The park was new, none of us had ever been to Disney Land, so it was a wonderful new family experience. The Contemporary Hotel, the monorail, the ambience of so many people with happy children and adults were all quite memorable.

I have been back to WDW many times. I visited again with our boys, with grandkids, and with members of the media.

I was back at Walt Disney World last week, for a gala in the closed-to-the public park celebrating new additions to Disney and the christening, the next day, of Disney's third vessel, the Disney Dream.

Disney is growing. the park is adding new attractions, building a hotel in Hawaii, adding to its international sites and in WDW a new African trek experience allows families to get up close and personal with many animals. Names have been changed at some attractions and the key words are growth and more growth.

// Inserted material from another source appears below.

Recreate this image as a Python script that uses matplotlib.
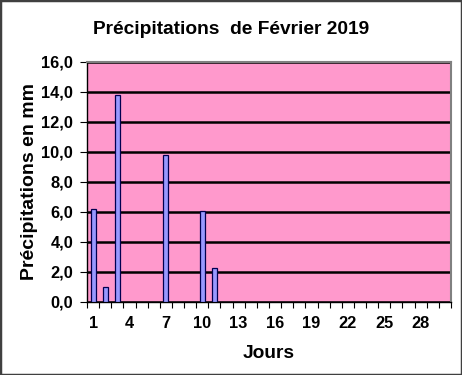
import matplotlib
matplotlib.use("Agg")
import matplotlib.pyplot as plt
from matplotlib.patches import Rectangle
import numpy as np

days = list(range(1, 31))
rain_days = [1, 2, 3, 7, 10, 11]
rain_values = [6.2, 1.0, 13.8, 9.8, 6.1, 2.3]
x_labels = [1, 4, 7, 10, 13, 16, 19, 22, 25, 28]
y_ticks = [0, 2, 4, 6, 8, 10, 12, 14, 16]

plt.rcParams['font.family'] = ['Liberation Sans', 'DejaVu Sans']
plt.rcParams['font.weight'] = 'bold'

fig = plt.figure(figsize=(4.62, 3.75), dpi=100)
fig.patch.set_facecolor('white')
fig.patches.append(Rectangle((0, 0), 1, 1, transform=fig.transFigure,
                             fill=False, edgecolor='#404040', linewidth=2.5))

ax = fig.add_axes([87/462, 1-302/375, (451-87)/462, (302-62)/375])
ax.set_facecolor('#FF99CC')
ax.set_axisbelow(True)
ax.yaxis.grid(True, color='black', linewidth=1.8)

ax.bar(rain_days, rain_values, width=0.42, color='#9999FF', edgecolor='#000050', linewidth=0.9, zorder=3)

ax.set_xlim(0.5, 30.5)
ax.set_ylim(0, 16)
ax.set_yticks(y_ticks)
ax.set_yticklabels([f"{v:.1f}".replace('.', ',') for v in y_ticks], fontsize=11.8, fontweight='bold')
ax.set_xticks(x_labels)
ax.set_xticklabels([str(v) for v in x_labels], fontsize=11.8, fontweight='bold')
ax.tick_params(axis='x', length=0, pad=10)
ax.set_xticks(np.arange(0.5, 31, 1), minor=True)
ax.tick_params(axis='x', which='minor', length=4, width=0.8, color='black', direction='out')
ax.tick_params(axis='y', length=5, width=0.8, direction='out', pad=5)

for s in ['top', 'right']:
    ax.spines[s].set_color('#808080')
    ax.spines[s].set_linewidth(1.5)
for s in ['left', 'bottom']:
    ax.spines[s].set_color('black')
    ax.spines[s].set_linewidth(1.0)

ax.set_xlabel('Jours', fontsize=13.8, fontweight='bold', labelpad=10)
ax.set_ylabel('Précipitations en mm', fontsize=14, fontweight='bold', labelpad=2)
fig.text(0.5 * (93 + 370) / 462, 1 - 29/375, 'Précipitations  de Février 2019',
         ha='center', va='center', fontsize=13.8, fontweight='bold')

fig.savefig('out.png', dpi=100)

The new ship is an example of that: It is the largest in the fleet and will offer three-, four- and five-night itineraries from Port Canaveral to the Bahamas.

With a capacity of 4,000 passengers, the new vessel features imaginative inside staterooms with virtual portholes and outstanding youth areas for kids from the nursery set to clubs for teens. Adult areas aren't given short shrift, either. Consider The District on Deck 4 with five attractive cocktail lounges and the private adult pool area on Deck 11.

Technology is a major player at Disney - the whole concept of course is the result of animation - and today's offerings combine cutting edge developments with time-honored concern for family vacation experiences.

Disney today - on land and on sea - is bigger and better by far than the park we visited close to 40 years ago. And just as memorable.